Weakness of Unit: Speed at the top. There's no doubt that Carter, Taylor and McKnight can run circles around opposing DBs, but the starting tandem of Toomer and Hilliard isn't exactly a pair of track stars. Excellent, dependable receivers? Most definitely. Guys with the speed to scare opposing DBs? Not really.

Key additions: It's not all that far-fetched to say that adding Warner and Manning to the passing game will help out some. At receiver, James McKnight, JaJuan Dawson and Jamaar Taylor. All three have gotten folks excited during camp and could possibly force Coughlin to keep an extra receiver.
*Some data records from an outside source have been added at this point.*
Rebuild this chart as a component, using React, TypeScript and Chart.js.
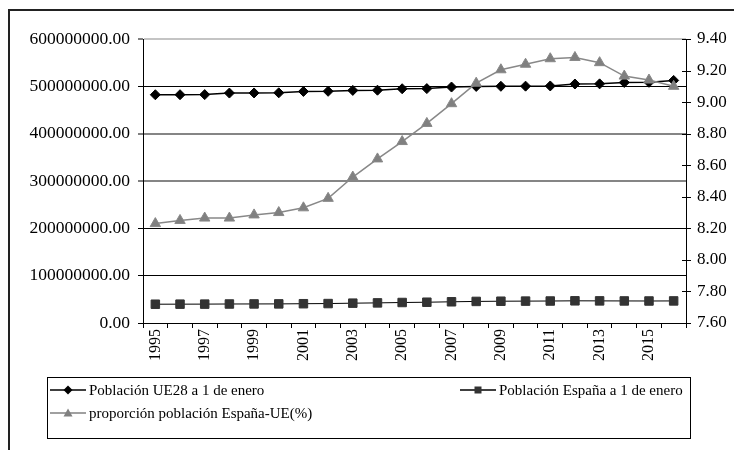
import React, { useEffect, useRef } from "react";
import { Chart, registerables } from "chart.js";

Chart.register(...registerables);

const years = ["1995","1996","1997","1998","1999","2000","2001","2002","2003","2004","2005","2006","2007","2008","2009","2010","2011","2012","2013","2014","2015","2016"];
// millions of inhabitants
const ue28Millions = [482.2,482.3,482.5,485.8,486.0,486.3,489.2,489.5,491.4,491.8,494.9,495.2,498.5,499.8,500.1,500.4,500.8,504.9,505.2,508.2,508.5,512.5];
const spainMillions = [39.69,39.79,39.88,40.15,40.27,40.36,40.75,41.07,41.89,42.49,43.30,43.90,44.82,45.58,46.03,46.24,46.45,46.87,46.73,46.58,46.48,46.64];
const ratioPct = [8.23,8.25,8.265,8.265,8.285,8.30,8.33,8.39,8.525,8.64,8.75,8.865,8.99,9.12,9.205,9.24,9.275,9.283,9.25,9.165,9.14,9.10];
const seriesLabels = ["Población UE28 a 1 de enero", "Población España a 1 de enero", "proporción población España-UE(%)"];
const leftTickValues = [0, 100000000, 200000000, 300000000, 400000000, 500000000, 600000000];

const FONT = "'Liberation Serif', 'Times New Roman', serif";

function drawMarker(ctx: CanvasRenderingContext2D, style: string, x: number, y: number, r: number, color: string) {
  ctx.save();
  ctx.fillStyle = color;
  ctx.beginPath();
  if (style === "diamond") {
    ctx.moveTo(x, y - r); ctx.lineTo(x + r, y); ctx.lineTo(x, y + r); ctx.lineTo(x - r, y);
  } else if (style === "square") {
    ctx.rect(x - r, y - r, 2 * r, 2 * r);
  } else {
    ctx.moveTo(x, y - r); ctx.lineTo(x + r, y + r * 0.75); ctx.lineTo(x - r, y + r * 0.75);
  }
  ctx.closePath();
  ctx.fill();
  ctx.restore();
}

const framePlugin = {
  id: "frame",
  beforeDraw(chart: any) {
    const ctx = chart.ctx as CanvasRenderingContext2D;
    ctx.save();
    ctx.fillStyle = "#fff";
    ctx.fillRect(0, 0, chart.width, chart.height);
    ctx.strokeStyle = "#222";
    ctx.lineWidth = 2;
    ctx.beginPath();
    ctx.moveTo(9, chart.height);
    ctx.lineTo(9, 10);
    ctx.lineTo(chart.width, 10);
    ctx.stroke();
    ctx.restore();
  },
  afterDraw(chart: any) {
    const ctx = chart.ctx as CanvasRenderingContext2D;
    // crossing tick marks on right axis
    const y1 = chart.scales.y1;
    const ax = chart.chartArea.right;
    ctx.save();
    ctx.strokeStyle = "#000";
    ctx.lineWidth = 1;
    y1.ticks.forEach((t: any) => {
      const py = Math.round(y1.getPixelForValue(t.value)) + 0.5;
      ctx.beginPath();
      ctx.moveTo(ax - 4, py);
      ctx.lineTo(ax + 5, py);
      ctx.stroke();
    });
    // legend box
    ctx.strokeStyle = "#000";
    ctx.strokeRect(47.5, 377.5, 643, 61);
    ctx.font = `15px ${FONT}`;
    ctx.textBaseline = "middle";
    ctx.textAlign = "left";
    const items = [
      { x: 50, y: 390, color: "#000", mcolor: "#000", style: "diamond", r: 4.5, label: seriesLabels[0] },
      { x: 460, y: 390, color: "#000", mcolor: "#333", style: "square", r: 3.5, label: seriesLabels[1] },
      { x: 50, y: 413, color: "#808080", mcolor: "#808080", style: "triangle", r: 4.5, label: seriesLabels[2] },
    ];
    items.forEach((it) => {
      ctx.strokeStyle = it.color;
      ctx.lineWidth = 1.5;
      ctx.beginPath();
      ctx.moveTo(it.x, it.y);
      ctx.lineTo(it.x + 36, it.y);
      ctx.stroke();
      drawMarker(ctx, it.style, it.x + 18, it.y, it.r, it.mcolor);
      ctx.fillStyle = "#000";
      ctx.fillText(it.label, it.x + 39, it.y + 1);
    });
    ctx.restore();
  },
};

function gridColor(v: number) {
  if (v === 0) return "rgba(0,0,0,0)";
  if (v === 600000000) return "#c4c4c4";
  if (v === 300000000 || v === 400000000) return "#858585";
  return "#000";
}
function gridWidth(v: number) {
  if (v === 300000000 || v === 400000000 || v === 600000000) return 2;
  return 1;
}

export default function App() {
  const ref = useRef<HTMLCanvasElement | null>(null);
  useEffect(() => {
    if (!ref.current) return;
    const chart = new Chart(ref.current, {
      type: "line",
      data: {
        labels: years,
        datasets: [
          {
            label: seriesLabels[0],
            data: ue28Millions.map((v) => v * 1e6),
            yAxisID: "y",
            borderColor: "#000",
            backgroundColor: "#000",
            borderWidth: 1.5,
            pointStyle: "rectRot",
            pointRadius: 5,
            pointBorderWidth: 1,
            order: 1,
          },
          {
            label: seriesLabels[1],
            data: spainMillions.map((v) => v * 1e6),
            yAxisID: "y",
            borderColor: "#000",
            backgroundColor: "#333",
            pointBorderColor: "#333",
            borderWidth: 1,
            pointStyle: "rect",
            pointRadius: 6,
            pointBorderWidth: 1,
            order: 2,
          },
          {
            label: seriesLabels[2],
            data: ratioPct,
            yAxisID: "y1",
            borderColor: "#888",
            backgroundColor: "#808080",
            borderWidth: 1.5,
            pointStyle: "triangle",
            pointRadius: 6,
            pointBorderWidth: 1,
            order: 0,
          },
        ],
      },
      plugins: [framePlugin],
      options: {
        responsive: false,
        animation: false,
        layout: { padding: { top: 39, left: 0, right: 0, bottom: 0 } },
        plugins: { legend: { display: false }, tooltip: { enabled: false }, title: { display: false } },
        elements: { line: { tension: 0 } },
        scales: {
          x: {
            type: "category",
            offset: true,
            grid: { display: true, drawOnChartArea: false, drawTicks: true, tickLength: 5, color: "#000", offset: true },
            border: { display: true, color: "#000", width: 1 },
            ticks: {
              autoSkip: false,
              minRotation: 90,
              maxRotation: 90,
              padding: 1,
              color: "#000",
              font: { family: FONT, size: 16 },
              callback: (_v: any, i: number) => (i % 2 === 0 ? years[i] : ""),
            },
            afterFit: (s: any) => { s.height = 127; },
          },
          y: {
            position: "left",
            min: leftTickValues[0],
            max: leftTickValues[leftTickValues.length - 1],
            afterBuildTicks: (s: any) => { s.ticks = leftTickValues.map((v) => ({ value: v })); },
            grid: {
              color: (c: any) => gridColor(c.tick ? c.tick.value : 0),
              lineWidth: (c: any) => gridWidth(c.tick ? c.tick.value : 0),
              tickColor: "#000",
              tickWidth: 1,
              tickLength: 5,
            },
            border: { display: true, color: "#000", width: 1 },
            ticks: {
              padding: 8,
              color: "#000",
              font: { family: FONT, size: 17.5 },
              callback: (v: any) => Number(v).toFixed(2),
            },
            afterFit: (s: any) => { s.width = 143; },
          },
          y1: {
            position: "right",
            min: 7.6,
            max: 9.4,
            ticks: {
              stepSize: 0.2,
              padding: 11,
              color: "#000",
              font: { family: FONT, size: 17 },
              callback: (v: any) => Number(v).toFixed(2),
            },
            grid: { drawOnChartArea: false, drawTicks: false },
            border: { display: true, color: "#000", width: 1 },
            afterFit: (s: any) => { s.width = 48; },
          },
        },
      },
    });
    return () => chart.destroy();
  }, []);
  return (
    <div style={{ position: "fixed", left: 0, top: 0, width: 734, height: 450, background: "#fff" }}>
      <canvas ref={ref} width={734} height={450} style={{ display: "block", width: 734, height: 450 }} />
    </div>
  );
}
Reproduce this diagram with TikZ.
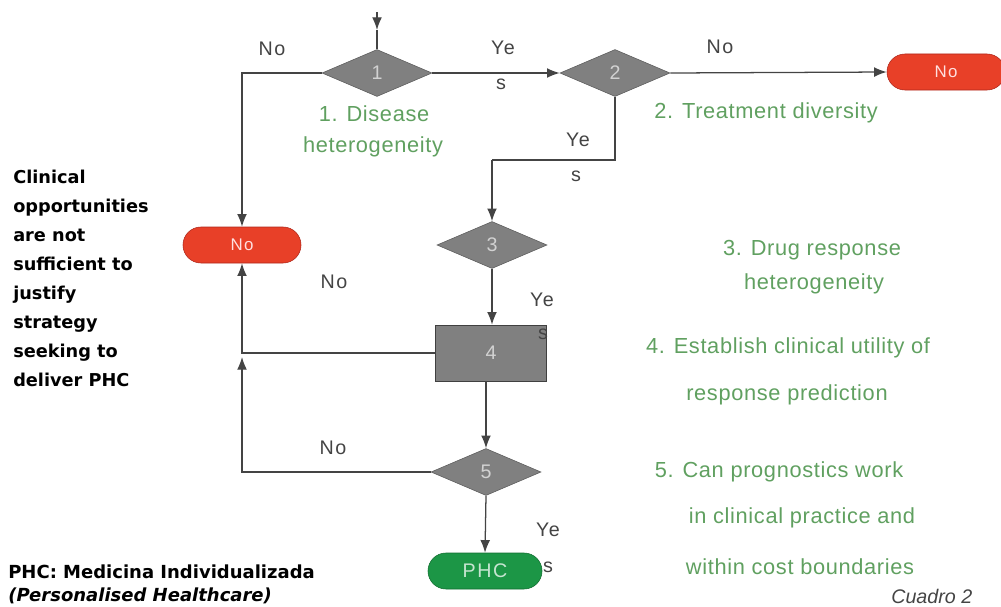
\documentclass[tikz,border=0pt]{standalone}
\usepackage{fontspec}
\setmainfont{Liberation Sans}
\newfontfamily\labelfont[LetterSpace=8]{Liberation Sans}
\newfontfamily\notefont[LetterSpace=3]{Liberation Sans}
\newfontfamily\sidefont{DejaVu Sans}
\usetikzlibrary{calc}
\usetikzlibrary{shapes,arrows,arrows.meta}

\definecolor{boxgray}{RGB}{128,128,128}
\definecolor{edgegray}{RGB}{92,92,92}
\definecolor{numgray}{RGB}{210,210,210}
\definecolor{linegray}{RGB}{68,68,68}
\definecolor{stopred}{RGB}{232,64,40}
\definecolor{stopredline}{RGB}{175,40,28}
\definecolor{phcgreen}{RGB}{28,150,70}
\definecolor{phcgreenline}{RGB}{18,110,48}
\definecolor{notegreen}{RGB}{96,160,96}

\tikzset{
  decision/.style={diamond, fill=boxgray, draw=edgegray, minimum width=2.75cm,
    minimum height=1.175cm, inner sep=0pt, text=numgray,
    font=\labelfont\fontsize{14}{14}\selectfont},
  process/.style={rectangle, fill=boxgray, draw=edgegray!70!black, minimum width=2.775cm,
    minimum height=1.4cm, inner sep=0pt, text=numgray,
    font=\labelfont\fontsize{14}{14}\selectfont},
  stopno/.style={rounded rectangle, fill=stopred, draw=stopredline, minimum width=2.95cm,
    minimum height=0.9cm, inner sep=0pt, text=white!88!red,
    font=\labelfont\fontsize{12}{12}\selectfont},
  stopphc/.style={rounded rectangle, fill=phcgreen, draw=phcgreenline, minimum width=2.85cm,
    minimum height=0.9cm, inner sep=0pt, text=white!75!phcgreen,
    font=\labelfont\fontsize{14}{14}\selectfont},
  answer/.style={inner sep=0pt, text=linegray, font=\labelfont\fontsize{14}{14}\selectfont},
  note/.style={inner sep=0pt, text=notegreen, font=\notefont\fontsize{15.5}{15.5}\selectfont},
  line/.style={draw=linegray, line width=0.9pt},
  flow/.style={line, -{Latex[length=9pt,width=7pt]}}
}

\begin{document}
\begin{tikzpicture}[x=0.025cm, y=-0.025cm]
    \useasboundingbox (0,0) rectangle (1001,606);

    \coordinate (in) at (377,12);
    \coordinate (inarr) at (377,30);
    \coordinate (bend23) at (492,160);
    \coordinate (junc) at (242,357);

    \node [decision] (d1) at (377,73) {1};
    \node [decision] (d2) at (615,73) {2};
    \node [decision] (d3) at (492,245) {3};
    \node [process] (r4) at (491,353) {4};
    \node [decision] (d5) at (486,472) {5};
    \node [stopno] (noL) at (242,245) {No};
    \node [stopno] (noR) at (946,72) {No};
    \node [stopphc] (phc) at (485,571) {PHC};

    \draw [flow] (in) -- (inarr);
    \draw [line] (inarr) -- (d1.north);
    \draw [flow] (d1.east) -- (d2.west);
    \draw [flow] (d2.east) -- (noR.west);
    \draw [flow] (d1.west) -| (noL.north);
    \draw [line] (d2.south) |- (bend23);
    \draw [flow] (bend23) -- (d3.north);
    \draw [flow] (d3.south) -- (d3.south |- r4.north);
    \draw [flow] (d5.north |- r4.south) -- (d5.north);
    \draw [flow] (r4.west) -| (noL.south);
    \draw [flow] (d5.west) -| (junc);
    \draw [flow] (d5.south) -- (phc.north);

    \node [answer] (no1) at (272,49) {No};
    \node [answer] (ye1) at (503,48) {Ye};
    \node [answer] (s1) at (501,84) {s};
    \node [answer] (no2) at (720,47) {No};
    \node [answer] (ye2) at (578,140) {Ye};
    \node [answer] (s2) at (576,176) {s};
    \node [answer] (no4) at (334,282) {No};
    \node [answer] (ye3) at (542,300) {Ye};
    \node [answer] (s3) at (543,334) {s};
    \node [answer] (no5) at (333,448) {No};
    \node [answer] (ye5) at (548,530) {Ye};
    \node [answer] (s5) at (548,567) {s};

    \node [note] (t1a) at (374,114) {1. Disease};
    \node [note] (t1b) at (373,147) {heterogeneity};
    \node [note] (t2) at (766,113) {2. Treatment diversity};
    \node [note] (t3a) at (812,250) {3. Drug response};
    \node [note] (t3b) at (814,284) {heterogeneity};
    \node [note] (t4a) at (788,348) {4. Establish clinical utility of};
    \node [note] (t4b) at (787,395) {response prediction};
    \node [note] (t5a) at (779,472) {5. Can prognostics work};
    \node [note] (t5b) at (802,518) {in clinical practice and};
    \node [note] (t5c) at (800,567) {within cost boundaries};

    \node [anchor=north west, inner sep=0pt, align=left,
      font=\sidefont\bfseries\fontsize{12.6}{20.6}\selectfont] (side) at (13,170)
      {Clinical\\opportunities\\are not\\sufficient to\\justify\\strategy\\seeking to\\deliver PHC};
    \node [anchor=south west, inner sep=0pt, align=left,
      font=\sidefont\bfseries\fontsize{12.8}{16}\selectfont] (legend) at (8,604)
      {PHC: Medicina Individualizada\\{\itshape (Personalised Healthcare)}};
    \node [anchor=south west, inner sep=0pt, text=linegray,
      font=\itshape\fontsize{14}{14}\selectfont] (cuadro) at (891,604) {Cuadro 2};
  \end{tikzpicture}
\end{document}
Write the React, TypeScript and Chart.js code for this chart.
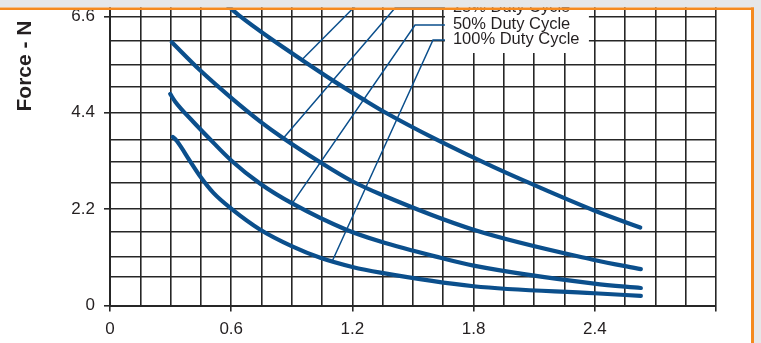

Key losses: As good as he was at times, it's tough to say that QB Kerry Collins was a key loss for the Giants since they released him to make room for Manning and Warner. At receiver, none. New York's top three wideouts return and the depth has improved.

Darkhorse: Ataveus Cash. He's quite an athlete and he shows signs that if anyone goes down ahead of him that he could make this squad. Cash has the speed and quickness they're looking for; just not the overall experience. Cash played quarterback most of his college career. He dropped a deep ball against the Jets that surely had Coughlin's stomach in knots.

On the hotseat: David Tyree and Willie Ponder. Both players did a good job when called upon during their rookie campaigns. However, neither appears to be too high on Coughlin's pecking order at receiver at this point. Tyree has had a terrible camp thus far, dropping no less than 10 passes that we've seen.